The case was brought forth by a group of minority voters from Alabama and civil rights organizations. They argued that the maps used in the 2022 elections diluted the voice of the state's Black population.
According to Section 2 in the Voting Rights Acts of 1965, states cannot draw maps that "result in denial or abridgment of the right to vote on account of race or color."
Chief Justice John Roberts wrote in the decision from the SCOTUS majority that the existence of only one majority Black congressional district out of seven denied more than a quarter of the state's population an equal opportunity to elect political candidates of their choosing.
This ruling came as a surprise because of the conservative majority on the Supreme Court and previous rulings in recent years that rolled back protections against racial discrimination.
According to the Associated Press, Roberts was part of conservative high-court majorities in earlier cases that made it harder for minorities to use the Voting Rights Act of 1965 in ideologically divided rulings in 2013 and 2021.
Political experts said this SCOTUS ruling could impact similar cases here in Texas.
"Ninety-five percent of the population growth between 2010 and 2020 was driven by Black, Latino, and Asian residents in Texas.

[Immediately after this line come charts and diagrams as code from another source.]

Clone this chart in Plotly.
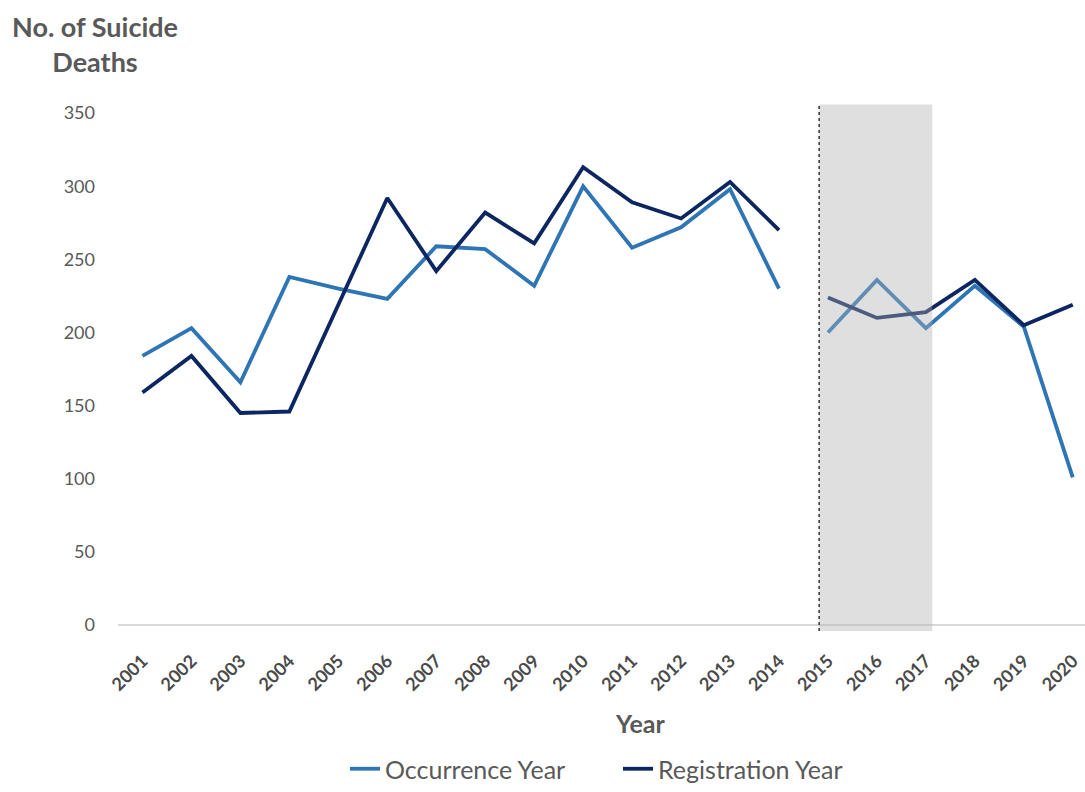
import plotly.graph_objects as go

years = list(range(2001, 2021))
occurrence = [184, 203, 166, 238, 230, 223, 259, 257, 232, 300, 258, 272, 298, 230,
              200, 236, 203, 232, 204, 101]
registration = [159, 184, 145, 146, 219, 292, 242, 282, 261, 313, 289, 278, 303, 270,
                224, 210, 214, 236, 205, 219]
split_year = 2015          # data series are drawn as two separate pieces around this year
shade_start, shade_end = 2014.82, 2017.13

C_OCC = "#2e75b6"
C_REG = "#0b2660"
TXT = "#595959"
FONT = "Lato"

fig = go.Figure()
i = years.index(split_year)
for name, vals, col in [("Occurrence Year", occurrence, C_OCC),
                        ("Registration Year", registration, C_REG)]:
    fig.add_trace(go.Scatter(x=years[:i], y=vals[:i], mode="lines", name=name,
                             line=dict(color=col, width=3.8), legendgroup=name))
    fig.add_trace(go.Scatter(x=years[i:], y=vals[i:], mode="lines", name=name,
                             line=dict(color=col, width=3.8), legendgroup=name,
                             showlegend=False))

# shaded period (drawn above, translucent so lines look faded inside)
fig.add_shape(type="rect", xref="x", yref="y", x0=shade_start, x1=shade_end,
              y0=-4, y1=356, fillcolor="rgba(175,175,175,0.40)", line_width=0,
              layer="above")
fig.add_shape(type="line", xref="x", yref="y", x0=shade_start, x1=shade_start,
              y0=-4, y1=356, line=dict(color="#333333", width=1.5, dash="dot"),
              layer="above")

fig.update_layout(
    width=1085, height=792,
    margin=dict(l=118, r=0, t=100, b=152),
    paper_bgcolor="white", plot_bgcolor="white",
    font=dict(family=FONT, color=TXT),
    showlegend=True,
    legend=dict(orientation="h", x=(345 - 118) / 967, xanchor="left", y=-0.244,
                yanchor="middle", font=dict(size=25, color=TXT, family=FONT),
                traceorder="normal", entrywidth=228, entrywidthmode="pixels",
                tracegroupgap=0),
    xaxis=dict(range=[2000.5, 2020.25], tickmode="array", tickvals=years,
               ticktext=[f"<b>{y}</b>" for y in years], tickangle=-45,
               tickfont=dict(size=18, color="#4a4a4a", family=FONT),
               showgrid=False, showline=False, zeroline=False, ticks="",
               ticklabelstandoff=8),
    yaxis=dict(range=[-8.86, 359], tickvals=[0, 50, 100, 150, 200, 250, 300, 350],
               tickfont=dict(size=18, color=TXT, family=FONT), showgrid=False,
               zeroline=True, zerolinecolor="#d9d9d9", zerolinewidth=1.5,
               showline=False, ticks="", ticklabelstandoff=22),
)

fig.add_annotation(text="<b>No. of Suicide<br>Deaths</b>", xref="paper", yref="paper",
                   x=(95 - 118) / 967, y=1 + (100 - 44) / 540, xanchor="center",
                   yanchor="middle", showarrow=False, align="center",
                   font=dict(size=27, color=TXT, family=FONT))
fig.add_annotation(text="<b>Year</b>", xref="paper", yref="paper",
                   x=(640 - 118) / 967, y=-(725 - 640) / 540, xanchor="center",
                   yanchor="middle", showarrow=False,
                   font=dict(size=25, color=TXT, family=FONT))

fig.write_html("out.html")
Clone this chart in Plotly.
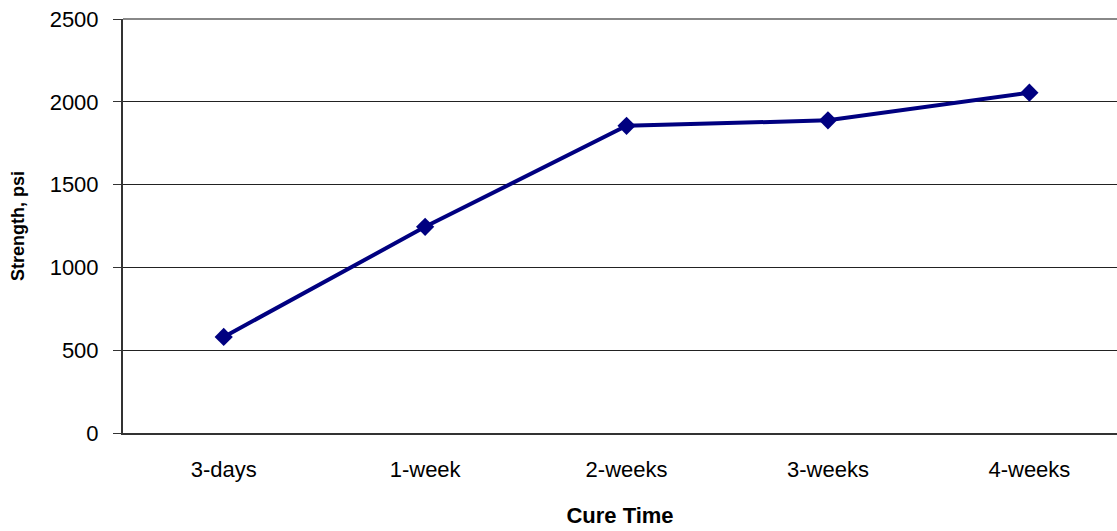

But our statewide maps don't reflect that reality. There are ongoing lawsuits against the state of Texas that challenge those maps as discriminatory and dilutive of those communities of color," said Sarah Chen, staff attorney for the Texas Civil Rights Project's voting rights program.
"There is a lawsuit against the Spring Branch Independent School District on the same standards, racially polarized voting. Now that case will go forward. If it's heard in court, it will surely be appealed. But if it gets to the Supreme Court, it's very clear that Roberts, (Justice Brett) Cavanaugh, and the three other liberal justices will form a 5-4 majority to uphold this particular ruling regarding racially polarized voting," said Prof. Bob Stein, who teaches political science at Rice University.
Chen shared her organization is also a part of a similar lawsuit against Galveston County that alleges its maps diminishes the power of Black and Latino voters.
"We have been fighting for a long time for truly equal access to the ballot and fair representation. It is not anyone's dream that the law passed in 1965 to address the horrific injustice from that time period and Jim Crow are still so relevant in today's society," she said.
Gary Bledsoe, president of the Texas NAACP, shared he is ecstatic over this ruling, but said it's not a slam dunk victory, and they can't count on every similar case winning in court.
"What this says is that Section 2 (of the Voting Rights Act) is still alive, though different levels of proof might be required. The Court did indicate that they would still be open to other potential challenges and give some credence to some of the more extreme groups who want to disenfranchise minorities altogether. But for now, at least, we have a landscape that we can look at that will attempt to prevail," he said.
Alabama will now have to redraw its election maps ahead of the 2024 election, which will likely include a second majority Black district.
The new maps likely mean greater minority representation from Alabama in the U.S. House of Representatives.